1. If your children are quiet, something is wrong -- extremely wrong. Early on, you will hope for, pray for, and worship moments of silence, until you realize that these moments mean your freshly painted walls have now been adorned with toddler scribbles. Toddlers have the surprising stealth of a ninja. You've been warned.
2. Barney, Sesame Street, Dora, etc. are all viable sources of entertainment. Sure, Kristen Bell, doctors, and your well-meaning friends will tell you that t.v. will rot your child's brain. But I'm pretty sure none of them have seen the giant pile of laundry that needs to be washed at my house. Use the t.v. -- to get the laundry done, to wash your dishes, to maybe take a shower (okay...that's laughable), to try and regain whatever is left of your sanity.
3. No matter what others may tell you, it is perfectly acceptable to lock yourself in the bathroom for a much needed break. Be forewarned, this tactic will last three minutes tops before your children hunt you down. You will never brush your teeth, shave your legs, or shower alone again (See Rule #2.) Seven years into this motherhood gig, and I am still peeing with an audience.
4. Never ask a five year old a rhetorical question unless you want an honest answer.
You: How many times have I told you not to...??? (insert whatever ninja move your
kid has just successfully pulled off)
Five Year Old: 436 times.
5. Don't spend your time preparing a gourmet meal. The meal that requires the most planning, preparation, and effort is the one meal that your children will refuse to eat. Believe me. Stick with the mac and cheese. You are a pro if you manage to throw in a veggie. Bonus points if your kids actually eat said veggie.

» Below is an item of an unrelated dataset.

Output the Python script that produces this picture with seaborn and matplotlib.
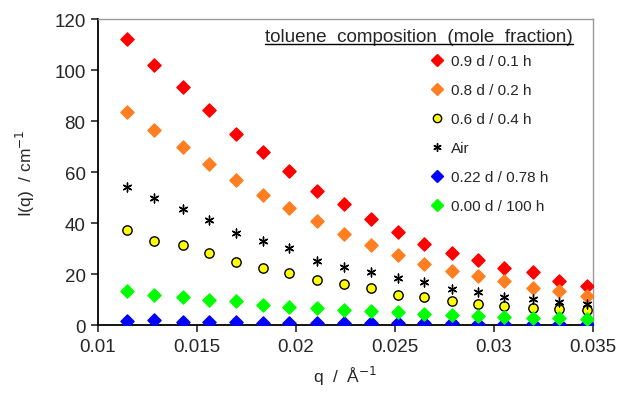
import numpy as np
import pandas as pd
import matplotlib.pyplot as plt
import seaborn as sns
from matplotlib.lines import Line2D

# q values (1/A)
q = [0.01146, 0.01283, 0.01429, 0.01561, 0.01697, 0.01833, 0.01965, 0.02106, 0.02242,
     0.02379, 0.02515, 0.02646, 0.02788, 0.02919, 0.03051, 0.03197, 0.03328, 0.03470]

i_09d = [112.2, 102.0, 93.2, 84.3, 74.9, 67.8, 60.4, 52.7, 47.5,
         41.6, 36.6, 31.8, 28.2, 25.6, 22.4, 20.7, 17.4, 15.4]
i_08d = [83.5, 76.5, 69.8, 63.1, 56.9, 51.0, 45.9, 40.9, 35.5,
         31.4, 27.5, 23.9, 21.3, 19.3, 17.4, 14.4, 13.5, 11.2]
i_06d = [37.3, 33.1, 31.4, 28.1, 24.6, 22.4, 20.4, 17.8, 16.1,
         14.4, 11.8, 10.8, 9.5, 8.2, 7.3, 6.7, 6.3, 5.9]
i_air = [54.0, 49.8, 45.5, 41.2, 36.0, 32.8, 30.2, 25.2, 22.6,
         20.9, 18.3, 16.7, 14.1, 13.1, 11.1, 10.2, 8.9, 8.2]
i_022d = [1.7, 2.0, 1.0, 1.0, 1.0, 0.9, 0.9, 0.8, 0.8,
          0.7, 0.7, 0.6, 0.6, 0.5, 0.5, 0.5, 0.4, 0.4]
i_000d = [13.5, 11.9, 10.8, 9.9, 9.3, 7.8, 6.9, 6.5, 6.0,
          5.6, 5.0, 4.3, 4.0, 3.6, 3.3, 2.7, 2.7, 2.4]

labels = ['0.9 d / 0.1 h', '0.8 d / 0.2 h', '0.6 d / 0.4 h', 'Air',
          '0.22 d / 0.78 h', '0.00 d / 100 h']
series = [i_09d, i_08d, i_06d, i_air, i_022d, i_000d]

styles = {
    '0.9 d / 0.1 h':   dict(marker='D', color='#ff0000', edgecolor='#ff0000', s=45),
    '0.8 d / 0.2 h':   dict(marker='D', color='#ff7f20', edgecolor='#ff7f20', s=45),
    '0.6 d / 0.4 h':   dict(marker='o', color='#ffff00', edgecolor='black', s=45),
    'Air':             dict(marker=(6, 2, 0), color='black', edgecolor='black', s=40),
    '0.22 d / 0.78 h': dict(marker='D', color='#0000ff', edgecolor='#0000ff', s=45),
    '0.00 d / 100 h':  dict(marker='D', color='#00ff00', edgecolor='#00ff00', s=45),
}

df = pd.DataFrame({'q': q * len(labels),
                   'I': np.concatenate(series),
                   'sample': np.repeat(labels, len(q))})

sns.set_style('ticks')
plt.rcParams['font.family'] = ['Liberation Sans', 'DejaVu Sans']

fig = plt.figure(figsize=(6.18, 4.06), dpi=100)
ax = fig.add_axes([0.1586, 0.197, 0.8009, 0.7537])

handles = []
for lab in labels:
    st = styles[lab]
    sub = df[df['sample'] == lab]
    sns.scatterplot(data=sub, x='q', y='I', ax=ax, marker=st['marker'], s=st['s'],
                    color=st['color'], edgecolor=st['edgecolor'], linewidth=1.0,
                    legend=False, zorder=3)
    handles.append(Line2D([], [], linestyle='none', marker=st['marker'], markersize=6,
                          markerfacecolor=st['color'], markeredgecolor=st['edgecolor'],
                          markeredgewidth=1.0, label=lab))

ax.set_xlim(0.01, 0.035)
ax.set_ylim(0, 120)
ax.set_xticks([0.01, 0.015, 0.02, 0.025, 0.03, 0.035])
ax.set_xticklabels(['0.01', '0.015', '0.02', '0.025', '0.03', '0.035'])
ax.set_yticks(range(0, 121, 20))
ax.tick_params(axis='both', labelsize=13.5, length=5, width=1.2, direction='out', pad=4)

for side in ['left', 'bottom']:
    ax.spines[side].set_color('black')
    ax.spines[side].set_linewidth(1.3)
for side in ['top', 'right']:
    ax.spines[side].set_visible(True)
    ax.spines[side].set_color('#9a9a9a')
    ax.spines[side].set_linewidth(1.0)

ax.set_xlabel('q  /  Å$^{-1}$', fontsize=12.5, labelpad=7)
ax.set_ylabel('I(q)  / cm$^{-1}$', fontsize=12.5, labelpad=12)

leg = ax.legend(handles=handles, loc='upper left', bbox_to_anchor=(0.66, 0.905),
                frameon=False, fontsize=11, handlelength=0.8, handletextpad=0.5,
                labelspacing=0.98, borderaxespad=0)

title = ax.text(0.96, 0.97, 'toluene  composition  (mole  fraction)', transform=ax.transAxes,
                ha='right', va='top', fontsize=13.6)
fig.canvas.draw()
bb = title.get_window_extent().transformed(fig.transFigure.inverted())
fig.add_artist(Line2D([bb.x0, bb.x1], [bb.y0 + 0.002, bb.y0 + 0.002],
                      transform=fig.transFigure, color='black', linewidth=1.0))

fig.savefig('out.png', dpi=100)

6. Nap time is a necessity -- maybe more so for us than them. Therefore, under no circumstances should nap time ever be missed. Seriously. This is non-negotiable. Besides, when else are you going to find the time to "pin" all of those awesome and intricate Pinterest meals that your kids will never eat?!
7. If your child asks you a question that starts with "What if I..." they have already done whatever follows. To date and in no particular order, this question has lead to me finding paint in a sibling's hair, a pair of new shoes in the freezer, a Barbie Doll floating in the toilet, and me questioning why I do not follow Rule #1 better.
8. If you want anything done right, do it yourself. Props to those of you who have the patience to instill a sense of responsibility in your offspring. I have tried with my own. Really. I have. But "cleaning up your room" turns into "shove everything into the closet and under your bed." And "pick up your toys" translates into "pick up everything but the Barbie shoes so that your unsuspecting mother will impale her foot on one of Barbie's six-inch stilettos."
9. Sleep when you can. Okay, this is a lie. You will never sleep again -- at least not a "Jeff Bridges Sleeping Tapes" kind of sleep. Invest in some good make-up and some strong coffee.
10. Laugh. Smile. Love. Rinse and repeat.